◆ **EXERCISE TASK**
Extract each line of the material that follows exactly and omit its pictures.
+++ DATASET EXCERPT
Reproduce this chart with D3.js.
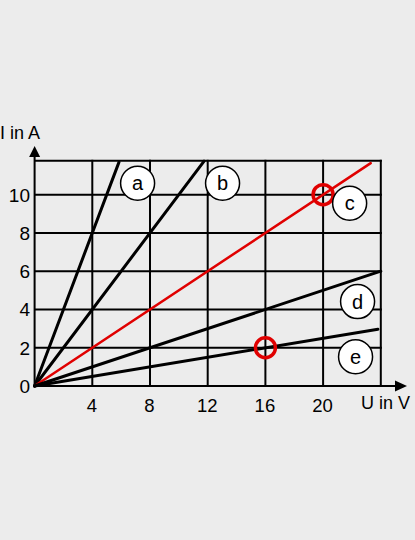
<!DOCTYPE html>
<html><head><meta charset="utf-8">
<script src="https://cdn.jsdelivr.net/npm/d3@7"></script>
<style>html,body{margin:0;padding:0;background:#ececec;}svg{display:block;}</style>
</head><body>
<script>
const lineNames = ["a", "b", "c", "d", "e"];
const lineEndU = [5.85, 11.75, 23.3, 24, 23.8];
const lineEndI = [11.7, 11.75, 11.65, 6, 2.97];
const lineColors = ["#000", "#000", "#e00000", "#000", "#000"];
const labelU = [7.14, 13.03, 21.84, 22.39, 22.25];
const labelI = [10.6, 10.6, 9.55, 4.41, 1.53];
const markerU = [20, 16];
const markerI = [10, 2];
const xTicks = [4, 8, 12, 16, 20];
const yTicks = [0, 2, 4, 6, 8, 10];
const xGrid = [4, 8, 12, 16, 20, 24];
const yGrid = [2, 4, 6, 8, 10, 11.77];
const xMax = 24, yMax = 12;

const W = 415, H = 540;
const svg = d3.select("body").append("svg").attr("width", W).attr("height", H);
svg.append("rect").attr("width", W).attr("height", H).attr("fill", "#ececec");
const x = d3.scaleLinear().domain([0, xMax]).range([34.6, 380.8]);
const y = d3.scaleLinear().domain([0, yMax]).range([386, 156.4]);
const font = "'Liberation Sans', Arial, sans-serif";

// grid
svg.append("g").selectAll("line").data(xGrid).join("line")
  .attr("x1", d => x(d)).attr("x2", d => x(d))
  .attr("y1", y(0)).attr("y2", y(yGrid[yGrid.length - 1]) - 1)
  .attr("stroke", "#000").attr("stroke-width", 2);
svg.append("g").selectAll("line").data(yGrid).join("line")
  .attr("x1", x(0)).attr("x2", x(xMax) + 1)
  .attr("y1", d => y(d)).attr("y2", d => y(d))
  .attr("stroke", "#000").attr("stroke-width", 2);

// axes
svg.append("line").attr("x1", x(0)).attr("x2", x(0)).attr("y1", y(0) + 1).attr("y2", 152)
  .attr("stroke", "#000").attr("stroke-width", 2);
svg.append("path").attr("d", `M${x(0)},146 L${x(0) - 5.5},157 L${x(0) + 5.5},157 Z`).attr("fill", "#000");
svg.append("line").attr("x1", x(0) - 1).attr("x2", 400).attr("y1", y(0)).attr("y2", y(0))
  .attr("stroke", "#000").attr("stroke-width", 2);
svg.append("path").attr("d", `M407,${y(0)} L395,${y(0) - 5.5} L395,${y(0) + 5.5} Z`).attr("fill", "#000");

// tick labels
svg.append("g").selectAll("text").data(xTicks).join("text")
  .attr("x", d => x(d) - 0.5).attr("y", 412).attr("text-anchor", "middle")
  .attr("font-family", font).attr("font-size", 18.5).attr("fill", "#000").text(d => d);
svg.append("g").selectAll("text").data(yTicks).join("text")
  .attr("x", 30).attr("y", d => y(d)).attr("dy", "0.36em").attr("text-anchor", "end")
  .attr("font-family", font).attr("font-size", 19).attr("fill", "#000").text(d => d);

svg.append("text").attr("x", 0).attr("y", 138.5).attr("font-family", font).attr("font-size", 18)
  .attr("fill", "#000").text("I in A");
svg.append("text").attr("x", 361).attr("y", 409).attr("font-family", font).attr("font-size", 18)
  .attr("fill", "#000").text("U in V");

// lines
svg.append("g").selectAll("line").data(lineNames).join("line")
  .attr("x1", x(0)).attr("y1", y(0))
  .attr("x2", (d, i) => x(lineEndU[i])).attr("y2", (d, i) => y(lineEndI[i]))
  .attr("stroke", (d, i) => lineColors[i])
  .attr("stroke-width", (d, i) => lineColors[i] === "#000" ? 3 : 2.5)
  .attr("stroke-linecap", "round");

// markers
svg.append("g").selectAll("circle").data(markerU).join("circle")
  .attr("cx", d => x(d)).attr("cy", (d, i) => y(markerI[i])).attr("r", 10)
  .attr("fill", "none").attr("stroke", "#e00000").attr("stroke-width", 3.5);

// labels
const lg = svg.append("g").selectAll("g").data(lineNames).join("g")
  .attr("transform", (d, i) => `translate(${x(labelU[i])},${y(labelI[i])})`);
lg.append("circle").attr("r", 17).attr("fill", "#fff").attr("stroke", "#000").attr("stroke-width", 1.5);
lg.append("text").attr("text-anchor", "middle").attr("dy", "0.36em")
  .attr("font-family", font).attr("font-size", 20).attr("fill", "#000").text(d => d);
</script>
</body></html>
++++++
◆ **RESULT**
Reproduce this chart with D3.js.
<!DOCTYPE html>
<html><head><meta charset="utf-8">
<script src="https://cdn.jsdelivr.net/npm/d3@7"></script>
<style>html,body{margin:0;padding:0;background:#ececec;}svg{display:block;}</style>
</head><body>
<script>
const lineNames = ["a", "b", "c", "d", "e"];
const lineEndU = [5.85, 11.75, 23.3, 24, 23.8];
const lineEndI = [11.7, 11.75, 11.65, 6, 2.97];
const lineColors = ["#000", "#000", "#e00000", "#000", "#000"];
const labelU = [7.14, 13.03, 21.84, 22.39, 22.25];
const labelI = [10.6, 10.6, 9.55, 4.41, 1.53];
const markerU = [20, 16];
const markerI = [10, 2];
const xTicks = [4, 8, 12, 16, 20];
const yTicks = [0, 2, 4, 6, 8, 10];
const xGrid = [4, 8, 12, 16, 20, 24];
const yGrid = [2, 4, 6, 8, 10, 11.77];
const xMax = 24, yMax = 12;

const W = 415, H = 540;
const svg = d3.select("body").append("svg").attr("width", W).attr("height", H);
svg.append("rect").attr("width", W).attr("height", H).attr("fill", "#ececec");
const x = d3.scaleLinear().domain([0, xMax]).range([34.6, 380.8]);
const y = d3.scaleLinear().domain([0, yMax]).range([386, 156.4]);
const font = "'Liberation Sans', Arial, sans-serif";

// grid
svg.append("g").selectAll("line").data(xGrid).join("line")
  .attr("x1", d => x(d)).attr("x2", d => x(d))
  .attr("y1", y(0)).attr("y2", y(yGrid[yGrid.length - 1]) - 1)
  .attr("stroke", "#000").attr("stroke-width", 2);
svg.append("g").selectAll("line").data(yGrid).join("line")
  .attr("x1", x(0)).attr("x2", x(xMax) + 1)
  .attr("y1", d => y(d)).attr("y2", d => y(d))
  .attr("stroke", "#000").attr("stroke-width", 2);

// axes
svg.append("line").attr("x1", x(0)).attr("x2", x(0)).attr("y1", y(0) + 1).attr("y2", 152)
  .attr("stroke", "#000").attr("stroke-width", 2);
svg.append("path").attr("d", `M${x(0)},146 L${x(0) - 5.5},157 L${x(0) + 5.5},157 Z`).attr("fill", "#000");
svg.append("line").attr("x1", x(0) - 1).attr("x2", 400).attr("y1", y(0)).attr("y2", y(0))
  .attr("stroke", "#000").attr("stroke-width", 2);
svg.append("path").attr("d", `M407,${y(0)} L395,${y(0) - 5.5} L395,${y(0) + 5.5} Z`).attr("fill", "#000");

// tick labels
svg.append("g").selectAll("text").data(xTicks).join("text")
  .attr("x", d => x(d) - 0.5).attr("y", 412).attr("text-anchor", "middle")
  .attr("font-family", font).attr("font-size", 18.5).attr("fill", "#000").text(d => d);
svg.append("g").selectAll("text").data(yTicks).join("text")
  .attr("x", 30).attr("y", d => y(d)).attr("dy", "0.36em").attr("text-anchor", "end")
  .attr("font-family", font).attr("font-size", 19).attr("fill", "#000").text(d => d);

svg.append("text").attr("x", 0).attr("y", 138.5).attr("font-family", font).attr("font-size", 18)
  .attr("fill", "#000").text("I in A");
svg.append("text").attr("x", 361).attr("y", 409).attr("font-family", font).attr("font-size", 18)
  .attr("fill", "#000").text("U in V");

// lines
svg.append("g").selectAll("line").data(lineNames).join("line")
  .attr("x1", x(0)).attr("y1", y(0))
  .attr("x2", (d, i) => x(lineEndU[i])).attr("y2", (d, i) => y(lineEndI[i]))
  .attr("stroke", (d, i) => lineColors[i])
  .attr("stroke-width", (d, i) => lineColors[i] === "#000" ? 3 : 2.5)
  .attr("stroke-linecap", "round");

// markers
svg.append("g").selectAll("circle").data(markerU).join("circle")
  .attr("cx", d => x(d)).attr("cy", (d, i) => y(markerI[i])).attr("r", 10)
  .attr("fill", "none").attr("stroke", "#e00000").attr("stroke-width", 3.5);

// labels
const lg = svg.append("g").selectAll("g").data(lineNames).join("g")
  .attr("transform", (d, i) => `translate(${x(labelU[i])},${y(labelI[i])})`);
lg.append("circle").attr("r", 17).attr("fill", "#fff").attr("stroke", "#000").attr("stroke-width", 1.5);
lg.append("text").attr("text-anchor", "middle").attr("dy", "0.36em")
  .attr("font-family", font).attr("font-size", 20).attr("fill", "#000").text(d => d);
</script>
</body></html>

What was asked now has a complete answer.